Saturday, November 20, 2010

Day Twenty

A Hobby of Mine

About the only hobby I've had in my life that I've stuck with would be comic books. And my reasoning is the same now as it was when I was a kid. I like the stories.

These are the stories of men and women with extraordinary abilities who save the world on a monthly basis. Sure, a lot of the time they're fighting against other men and women with extraordinary abilities who are bent on world domination on a monthly basis. But the point is, these super-heroes are constantly fighting a never ending battle and these illustrated stories have the capability of inspiring some hope in an otherwise hopeless world.

Don't get me wrong, I'm not trying to make comic books out to be some kind of gospel that people should start adhering to religiously. Like any work of fiction, their value is purely for entertainment. I spend money on these things and if they're not fun to read, then they're not worth buying.

And I feel the need to be specific in what comic books I purchase. If you've read this blog long enough, it probably comes as no surprise that I prefer DC Comics over the Marvel Comics. Then again, there are probably a lot of you out there that have no idea that there's a difference. Believe me, there's a difference.

It's the same way you can separate people by what kind of cola they prefer: Coke or Pepsi. Or what sort of computer they use: Mac or PC. I'm a Coke. I'm a PC. I'm a DC.

DC Comics, to me, are a more optimistic brand of comics.
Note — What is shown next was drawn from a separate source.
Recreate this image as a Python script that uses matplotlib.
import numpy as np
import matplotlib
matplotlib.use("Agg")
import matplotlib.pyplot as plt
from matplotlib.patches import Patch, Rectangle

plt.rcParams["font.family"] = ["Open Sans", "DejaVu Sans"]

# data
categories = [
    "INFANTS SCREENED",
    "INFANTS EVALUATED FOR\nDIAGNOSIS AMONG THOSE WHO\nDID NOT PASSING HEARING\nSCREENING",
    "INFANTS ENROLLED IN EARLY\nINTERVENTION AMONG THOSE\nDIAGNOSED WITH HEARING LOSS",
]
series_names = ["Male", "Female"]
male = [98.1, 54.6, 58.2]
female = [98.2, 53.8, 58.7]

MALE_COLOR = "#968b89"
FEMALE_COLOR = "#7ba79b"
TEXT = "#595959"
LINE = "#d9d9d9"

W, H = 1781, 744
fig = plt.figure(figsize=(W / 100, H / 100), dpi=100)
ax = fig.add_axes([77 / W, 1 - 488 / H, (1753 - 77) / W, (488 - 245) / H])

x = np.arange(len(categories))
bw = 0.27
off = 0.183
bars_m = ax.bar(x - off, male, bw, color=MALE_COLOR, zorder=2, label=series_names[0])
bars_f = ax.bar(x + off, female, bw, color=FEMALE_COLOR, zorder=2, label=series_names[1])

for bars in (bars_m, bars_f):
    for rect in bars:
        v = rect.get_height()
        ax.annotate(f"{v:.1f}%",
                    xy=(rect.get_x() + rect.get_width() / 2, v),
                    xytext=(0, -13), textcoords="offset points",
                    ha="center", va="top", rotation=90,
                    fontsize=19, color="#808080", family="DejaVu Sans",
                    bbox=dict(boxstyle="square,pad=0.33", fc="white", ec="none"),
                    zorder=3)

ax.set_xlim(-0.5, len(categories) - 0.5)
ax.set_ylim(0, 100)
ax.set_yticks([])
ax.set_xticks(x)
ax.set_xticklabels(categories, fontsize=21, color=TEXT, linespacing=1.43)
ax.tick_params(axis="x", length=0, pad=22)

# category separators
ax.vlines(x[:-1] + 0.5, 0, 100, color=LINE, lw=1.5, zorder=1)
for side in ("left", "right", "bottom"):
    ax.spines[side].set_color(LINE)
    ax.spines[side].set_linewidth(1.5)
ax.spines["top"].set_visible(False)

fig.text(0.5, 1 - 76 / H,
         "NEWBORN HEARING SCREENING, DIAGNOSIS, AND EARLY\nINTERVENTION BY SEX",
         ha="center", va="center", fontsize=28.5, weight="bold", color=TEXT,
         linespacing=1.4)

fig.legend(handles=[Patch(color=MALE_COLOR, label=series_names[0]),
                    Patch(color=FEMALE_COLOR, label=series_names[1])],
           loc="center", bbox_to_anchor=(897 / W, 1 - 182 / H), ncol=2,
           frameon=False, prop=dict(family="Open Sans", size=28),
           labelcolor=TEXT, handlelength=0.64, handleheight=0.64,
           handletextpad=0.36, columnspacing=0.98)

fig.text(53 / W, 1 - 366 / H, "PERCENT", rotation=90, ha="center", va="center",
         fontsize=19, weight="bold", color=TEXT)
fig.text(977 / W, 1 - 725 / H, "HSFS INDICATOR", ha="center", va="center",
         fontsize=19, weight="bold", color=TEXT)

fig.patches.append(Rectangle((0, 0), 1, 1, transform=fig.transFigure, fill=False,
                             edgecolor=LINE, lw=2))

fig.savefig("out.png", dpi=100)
My experience with Marvel's characters is that they all seem to be dealing with a lot of inner turmoil. And I get that it's gritty and realistic in the way those characters are portrayed. No one in the real world is perfect, why should we expect our heroes to be perfect as well?

The DC stable of heroes has its share of imperfections, but on the whole, they're a bit shinier and more often think about how their actions will affect the innocents around them. Look at their flagship character, Superman. Hollywood has a hard time coming up with a good movie for him because they have a hard time trying to make him relatable to the average movie-goer. He's the world's oldest living boy scout and has nearly flawless integrity when it comes to doing the right thing. People view him as perfect, so how can anyone relate to that?
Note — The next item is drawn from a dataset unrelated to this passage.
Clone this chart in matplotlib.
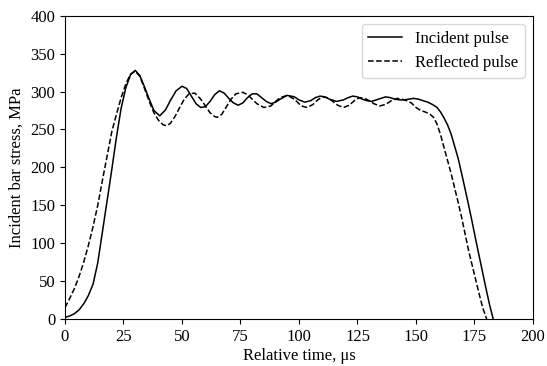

But it's an idea that's stuck around for more than 70 years. It's an idea that can inspire hope and optimism where there may not be much to go around. Superman's the kind of character that doesn't give up hope, no matter what may be happening around him. And, in most of these DC stories, he inspires his fellow heroes to stand up and fight, despite the odds. To me, that's how the DC Universe works.
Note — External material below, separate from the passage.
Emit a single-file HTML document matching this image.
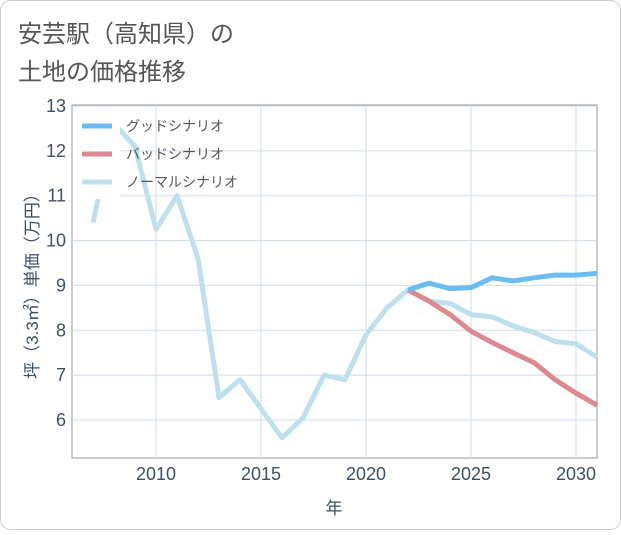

I haven't had a lot of exposure to Marvel's way of doing things, but what I've gathered is that their heroes do what they do for very different reasons than DC's heroes. Superman does what he does because he can. He was raised as Clark Kent and was instilled with a sense of morality. He helps people because he's the only one who can do the things he can do. Why does Spider-Man (a Marvel hero) do what he does? I think it can be argued that he does it out of a sense of guilt. Early in his career he allowed a criminal to escape because it wasn't his problem. Later, that same criminal killed his Uncle Ben. And so he lives his heroic life by the immortal creed, "With great power comes great responsibility." Peter Parker is constantly trying to atone for his inaction in the murder of his uncle. Even so, how many times over the years has Spider-Man tried to quit being a hero? It's not something he wants to do. He seems to be pretty unwilling to don those blue and red tights.

So what if Superman was a Marvel character? Would he mope around, whining all the time about how he's the only one of his kind? "There are no more Kryptonians and my parents sent me to this primitive mudball. Woe is me." Would Batman still place value on human life if he was a Marvel character? Would Batman have become a killer if Bruce Wayne's parents had been gunned down in the Marvel Universe? Just some thoughts.

But anyway, yeah, I collect comic books. I'm thirty years old. Do I think that they'll retain some kind of incredible monetary value over the years? Do I think I'll be able to sell them all one day and retire comfortably? Absolutely not. Like I said, I still get them for the entertainment value. I think there will be a handful that may be worth something to collectors one day. But since I'm a collector, there's a good chance I won't want to part with them.